坂本慎太郎の3枚目のアルバム「できれば愛を」です。ジャケットに坂本が描いたのはデザインされた細胞です。坂本は免疫細胞が怪我を治すとか、土の中でバクテリアがなにか浄化しているとかそういうことを「敢えてラブと捉えてみたらどうだろうか」と語っています。

 「恋愛でも、ラヴ&ピース的な愛でも、人類愛とかスピリチュアルな感じのすごいデカい愛でもない、まだあまり歌われていない愛がある気がして」。この目線にとても感動しました。手あかのついた愛という言葉のイメージを刷新する見方だと思います。

 前作が人類が滅んでしまった後の楽園を描いたコンセプト・アルバムだったのに対し、この作品にはそうしたテーマは置かれていません。全体に統一感のあるサウンドではありますけれども、歌詞はそれぞれの楽曲で独立した世界を楽しめるようにできています。

 坂本のようなアーティストの場合、歌詞が先にできているのかと思いきや、「言葉が出てくるのはわりと最後の方ですね」ということで、アレンジも決めて、レコーディング・メンバーとスタジオでリハーサルしている間に言葉を作っていくのだそうです。

 レコーディング・メンバーは基本的にはトリオ編成です。坂本がボーカルとギターその他、ベースにOOIOOのAYA、ドラムに菅沼雄太という布陣です。菅沼は中納良惠や坂口恭平などのシンガーのバックでの演奏で知られるアーティストです。

 このベースとドラムによるリズムがかなり前に出てきているのが本作品のサウンドの特徴です。これまでのソロ・アルバムが「死人が演奏している」みたいと言われたらしく、「今回はちゃんとメンバーが楽しげに演奏している感じを出したい」と思った結果のようです。

 「自分でも『なんでベースがこんなに出ているんだろう?』っていう曲もある」というくらい、ぶっといベース音が強く耳に残ります。このベースを追っているだけで十分に気持ちの良いサウンドが展開していきます。確かにとても楽しそうです。

 ただし、もちろん坂本のことですから底抜けに明るい感じはありません。開放的ではないんですよね。部屋の中で楽しんでいる感じ。バンドの生演奏なのにベッドルーム・サウンドのように響きます。バカ騒ぎがあまり好きではない私にはちょうど良い明るさです。

 たとえば、「ディスコって」というディスコを称える曲があり、一応ディスコっぽいのですが、どうもこれがフロアに流れて人々が踊っている感じはありません。画面越しにみるディスコというちょっとずれたような感じがとてもいいです。

 ゲストには初参加となるのが意外な石橋英子、印象的なテナー・サックスを聴かせる自身のバンドを率いる西内徹、そして、三人の女性コーラスがクレジットされています。

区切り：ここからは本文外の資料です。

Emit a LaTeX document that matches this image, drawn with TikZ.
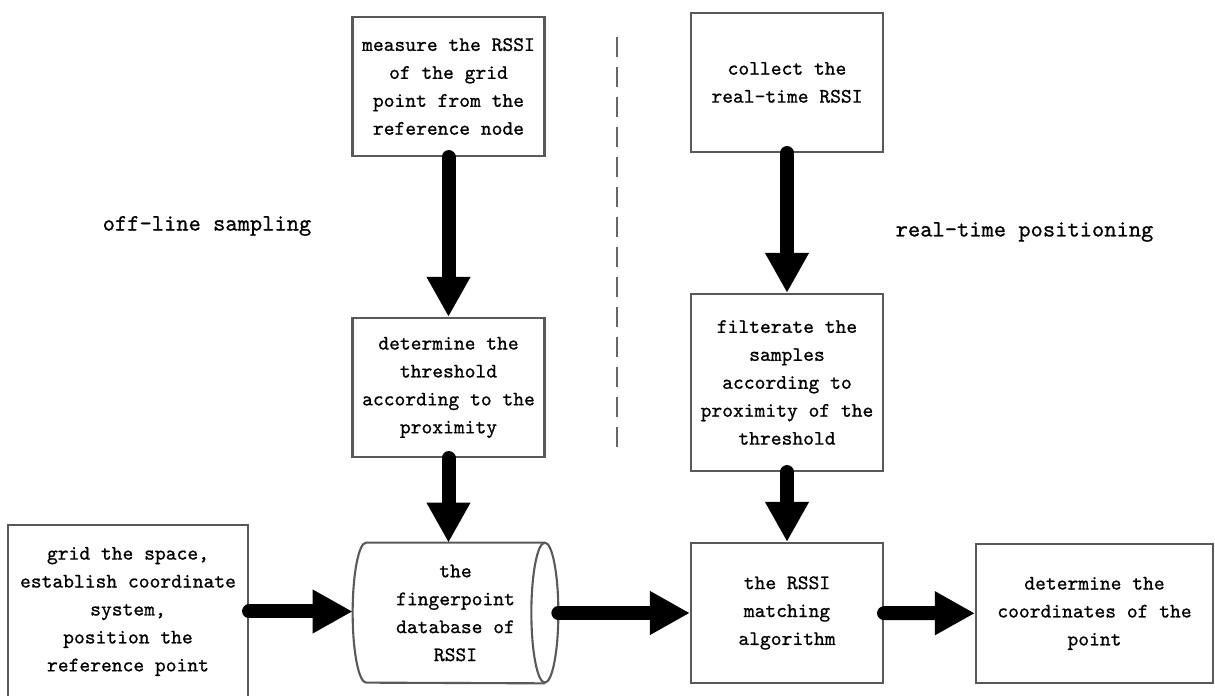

この女性コーラスがサウンドの要だとは坂本の言。ちょっと明るい坂本の象徴かもしれませんね。

 初回限定盤を買ったので例によってボーナス・ディスクとして全曲のインストゥルメンタル・バージョンを収録したディスクが付けられています。坂本の場合は、詞の世界に注目が集まる傾向がありますけれども、こうしてサウンドだけ聴いていても十分に凄いです。